Restaurations, provenance et palmarès

Le véhicule désormais proposé par le marchand britannique Dylan Miles aurait une histoire documentée : après une carrière en compétition, il aurait transité par les États‑Unis puis le Mexique avant d’intégrer des collections privées et de faire l’objet d’une restauration fidèle. Sa présentation publique au Goodwood Festival of Speed 2021 et sa distinction au Salon Privé de Blenheim Palace, où il a remporté le prix de la voiture la plus iconique, renforcent la crédibilité de sa filiation et de son état historique.

Valeur historique et estimations de prix

Dans le monde des classiques, l’authenticité, la traçabilité et la rareté déterminent la valeur plus que toute autre chose. Les 3.0 CSL d’usine sont déjà rares (seulement 167 exemplaires de certaines versions) et recherchés ; un châssis identifié comme E9/R1 — si la documentation et la concordance historique tiennent — pourrait atteindre des sommets en enchères. Le vendeur ne communique pas de prix ouvertement, préférant une appréciation sur demande : un signe classique que l’objet pourrait viser des dizaines de millions d’euros selon le marché et l’acheteur potentiel.

Questions clés à vérifier avant toute transaction

  • Authenticité des numéros : correspondance des numéros de châssis, tampons d’usine et dossiers d’entretien.
  • Provenance complète : trajectoire du véhicule depuis l’usine jusqu’au dossier actuel, factures, certificats, photos d’époque.
  • Travaux de restauration : nature, qualité, pièces utilisées (authentiques ou reproductions), documents d’atelier.
  • Palmarès compétitif : éligibilité aux grands concours et « racing pedigree » confirmés par des preuves.
  • Expertises indépendantes : rapports d’experts, attestions de maisons de vente ou de spécialistes reconnus.
  • Pourquoi E9/R1 fascine tant les collectionneurs

    Au‑delà de la rareté, E9/R1 incarne un moment charnière : la transition d’un constructeur vers une branche dédiée au sport, la naissance d’un savoir‑faire interne et la cristallisation d’une identité technique et esthétique (les appendices aérodynamiques, la recherche du rapport poids/puissance, etc.). Pour un collectionneur, posséder un tel objet, c’est non seulement acquérir une voiture, mais conserver un fragment fondateur de l’histoire automobile moderne.
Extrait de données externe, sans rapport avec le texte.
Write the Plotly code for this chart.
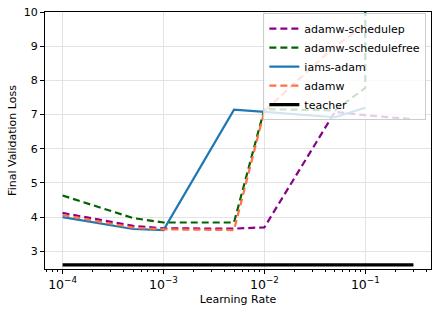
import plotly.graph_objects as go

schedulep_lr = [1e-4, 5e-4, 1e-3, 5e-3, 1e-2, 5e-2, 1e-1, 3e-1]
schedulep = [4.12, 3.74, 3.67, 3.66, 3.70, 7.08, 6.98, 6.86]

schedulefree_lr = [1e-4, 5e-4, 1e-3, 5e-3, 1e-2, 5e-2, 1e-1, 1.01e-1]
schedulefree = [4.63, 3.97, 3.84, 3.84, 7.16, 7.12, 7.78, 500.0]

iams_lr = [1e-4, 5e-4, 1e-3, 5e-3, 1e-2, 5e-2, 1e-1]
iams = [4.00, 3.65, 3.62, 7.14, 7.08, 6.92, 7.20]

adamw_lr = [1e-4, 5e-4, 1e-3, 5e-3, 1e-2, 5e-2, 1e-1]
adamw = [4.06, 3.69, 3.64, 3.62, 7.10, 9.0, 9.6]

teacher_lr = [1e-4, 3e-1]
teacher = [2.6, 2.6]

FONT = "DejaVu Sans"

fig = go.Figure()
fig.add_trace(go.Scatter(x=schedulep_lr, y=schedulep, mode="lines", name="adamw-schedulep",
                         line=dict(color="#880088", width=2.2, dash="7px,4px")))
fig.add_trace(go.Scatter(x=schedulefree_lr, y=schedulefree, mode="lines", name="adamw-schedulefree",
                         line=dict(color="#006400", width=2.2, dash="7px,4px")))
fig.add_trace(go.Scatter(x=iams_lr, y=iams, mode="lines", name="iams-adam",
                         line=dict(color="#1f77b4", width=2.2)))
fig.add_trace(go.Scatter(x=adamw_lr, y=adamw, mode="lines", name="adamw",
                         line=dict(color="#ff7043", width=2.2, dash="7px,4px")))
fig.add_trace(go.Scatter(x=teacher_lr, y=teacher, mode="lines", name="teacher",
                         line=dict(color="black", width=3.2)))

fig.update_layout(
    width=439, height=313,
    margin=dict(l=45, r=8, t=12, b=44, autoexpand=False),
    paper_bgcolor="white", plot_bgcolor="white",
    font=dict(family=FONT, size=11, color="black"),
    legend=dict(x=0.988, y=0.996, xanchor="right", yanchor="top",
                bgcolor="rgba(255,255,255,0.8)", bordercolor="#cccccc", borderwidth=1,
                font=dict(size=11), tracegroupgap=0, itemwidth=30),
    showlegend=True,
)
fig.update_xaxes(
    type="log", range=[-4.174, -0.349], dtick=1, exponentformat="power",
    showline=True, linecolor="black", linewidth=1, mirror=True,
    ticks="outside", ticklen=4, tickcolor="black",
    showgrid=True, gridcolor="#e3e3e3", gridwidth=0.8,
    minor=dict(ticks="outside", ticklen=2, tickcolor="black", showgrid=False),
    title=dict(text="Learning Rate", font=dict(size=11), standoff=4),
    tickfont=dict(size=10), zeroline=False, automargin=False,
)
fig.update_yaxes(
    range=[2.48, 10], dtick=1, tick0=0,
    showline=True, linecolor="black", linewidth=1, mirror=True,
    ticks="outside", ticklen=4, tickcolor="black",
    showgrid=True, gridcolor="#e3e3e3", gridwidth=0.8,
    title=dict(text="Final Validation Loss", font=dict(size=11), standoff=4),
    tickfont=dict(size=11), zeroline=False, automargin=False,
)

fig.write_html("out.html", config={"displayModeBar": False},
               post_script="document.body.style.margin='0';document.body.style.overflow='hidden';")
    Les implications pour le marché des classiques

    La mise en vente d’un tel exemplaire — si elle se traduit par une transaction publique ou une enchère majeure — pourrait redistribuer les cartes du marché des automobilia de prestige. Les prix des références historiques se montrent souvent contagieux : la vente d’une pièce d’exception hausse ensuite automatiquement la cote des modèles connexes et suscite de nouvelles convoitises. De plus, cet événement rappelle combien la documentation et la rigueur historique restent des garde‑fous indispensables face à la spéculation.

    À suivre : vérifications et évolution de l’annonce

    Pour l’heure, l’annonce chez Dylan Miles alimente spéculations et attentes. Les confirmations ultérieures (expertises, archivage BMW, preuves photographiques, documents d’usine) seront déterminantes pour établir définitivement si E9/R1 est bien ce qu’on annonce. Si tel est le cas, nous aurons affaire à une vente qui marquera durablement l’histoire des collectionneurs BMW et du patrimoine automobile mondial — un véhicule à la fois laboratoire, champion et artefact historique.